The US is not the first to explore child-linked savings accounts. In the UK, the Labour government launched Child Trust Funds in 2005, giving each newborn a £250 voucher (later raised to £500 for low-income families) with the option for family top-ups. These were discontinued in 2011 but replaced by Junior ISAs, which offer tax-free investment growth up to a contribution cap.

Singapore’s Baby Bonus scheme combines a cash gift (up to S$11,000 as of 2023) with a dollar-for-dollar matching Child Development Account (CDA) co-funded by parents and the government. Families can use these funds for healthcare, childcare, or education at approved institutions. The policy is not just about seeding savings—but also about nudging household behavior toward future-oriented spending.

Compared to those examples, the Trump account appears smaller in scale, narrower in usage, and politically motivated. Whether it could achieve the same social policy objectives remains an open question—especially if it’s not designed to accumulate value over time.

Even if such accounts are created, the most important question remains: how does this integrate into a broader household financial plan?

  • Is the account flexible or restricted? If the funds can only be used for higher education or first-time housing, they’re not liquid and can't help with emergencies.
  • Will it grow meaningfully? A $1,000 gift can spark interest, but if it grows at less than 2% annually, its future value is limited.
  • Can families contribute more? Without contribution options, the account risks becoming a one-off signal, not a sustained financial asset.

Families should also compare the proposed benefits to simply opening a custodial account, contributing to a 529, or building up an emergency fund. Even modest savings in flexible vehicles can provide more usable benefits than a restricted grant that’s locked for 18 years.

Ultimately, the Trump account proposal is less about immediate financial impact and more about political signaling. It signals a willingness to use federal funds for personal savings—but in a tightly scripted, small-scale way. It may also reflect a shift toward conditional welfare: giving money, but only if used for state-approved ends.

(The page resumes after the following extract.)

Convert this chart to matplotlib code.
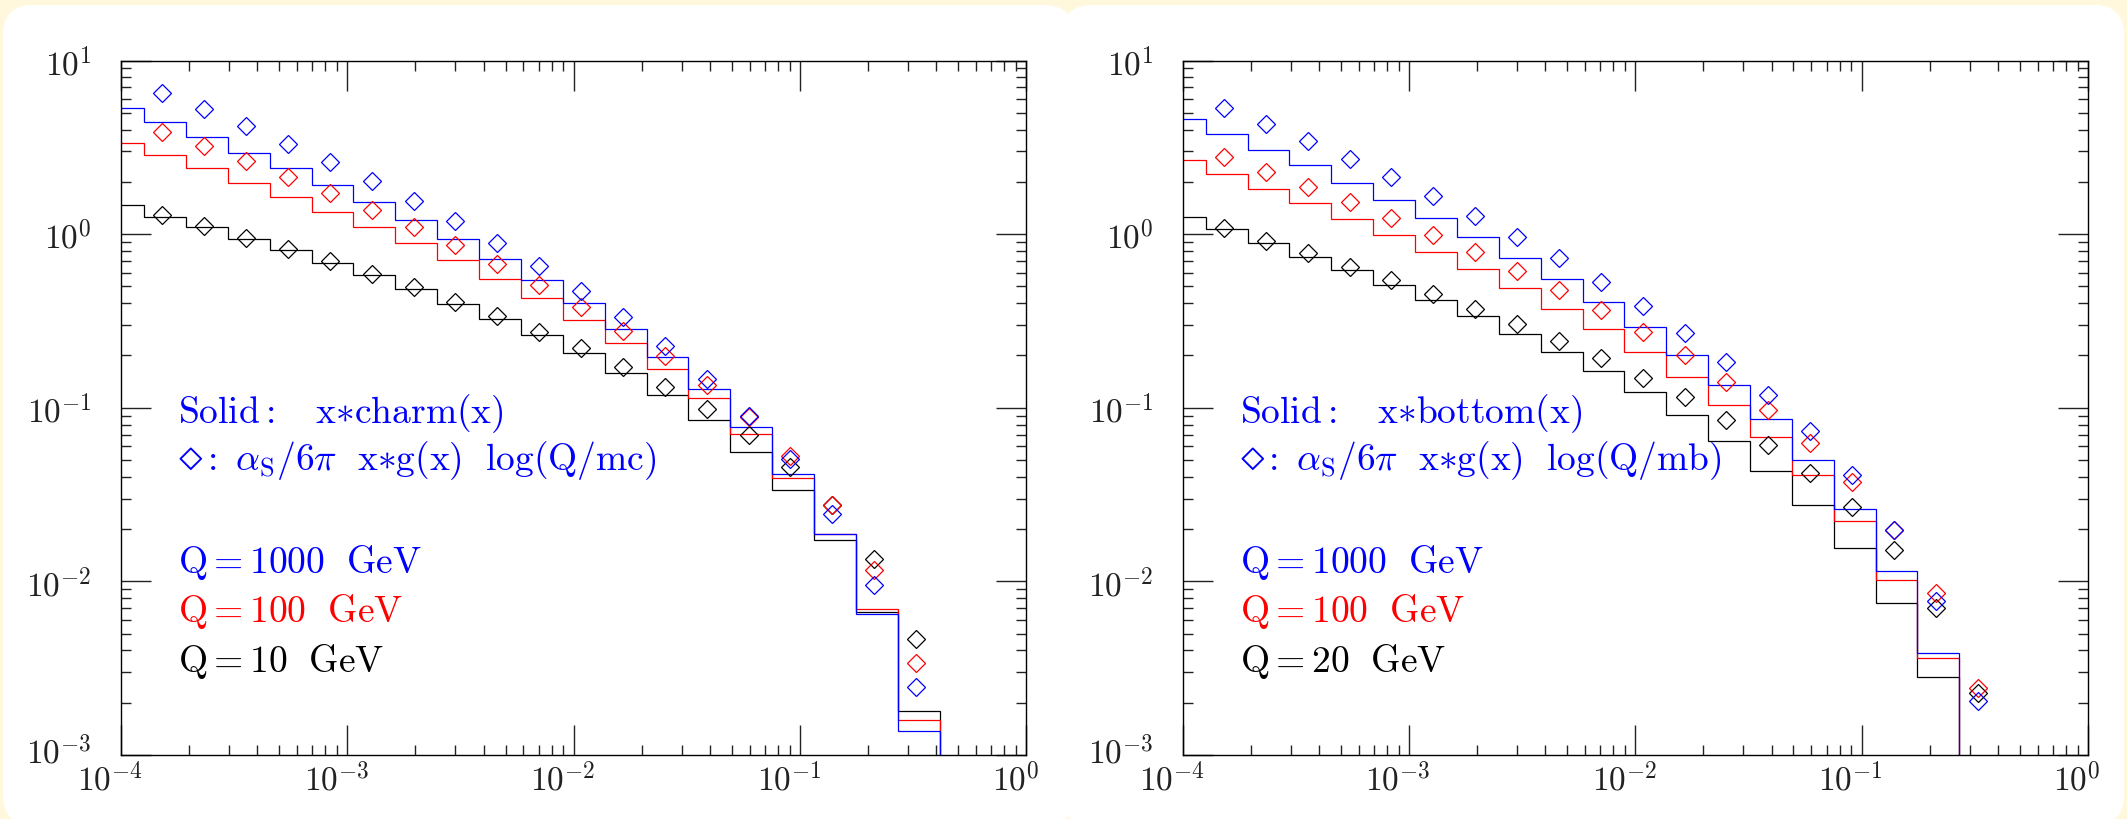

This contrasts with more universal policy tools like the Earned Income Tax Credit (EITC), which allows households to apply refunds as they see fit, or automatic 401(k) enrollment policies that have real compounding effects for retirement readiness.

If such accounts are adopted, they may pave the way for larger reforms—such as expanding the Child Tax Credit into direct savings plans, or introducing mandatory contribution schemes for children similar to CPF in Singapore or superannuation in Australia. But in their current form, the proposed accounts raise more questions than they answer.

The $1,000 Trump account, as currently pitched, sits somewhere between symbolic policy and partial solution. It acknowledges that inequality begins at birth—but doesn’t fully address how wealth grows over time. For financially vulnerable families, every bit helps. But for structural change to happen, savings tools need not just funding—they need freedom, flexibility, and scale.

Until then, the Trump account proposal is a reminder: in personal finance, the most powerful tool isn’t a headline grant. It’s a plan that evolves, adapts, and compounds—just like wealth itself.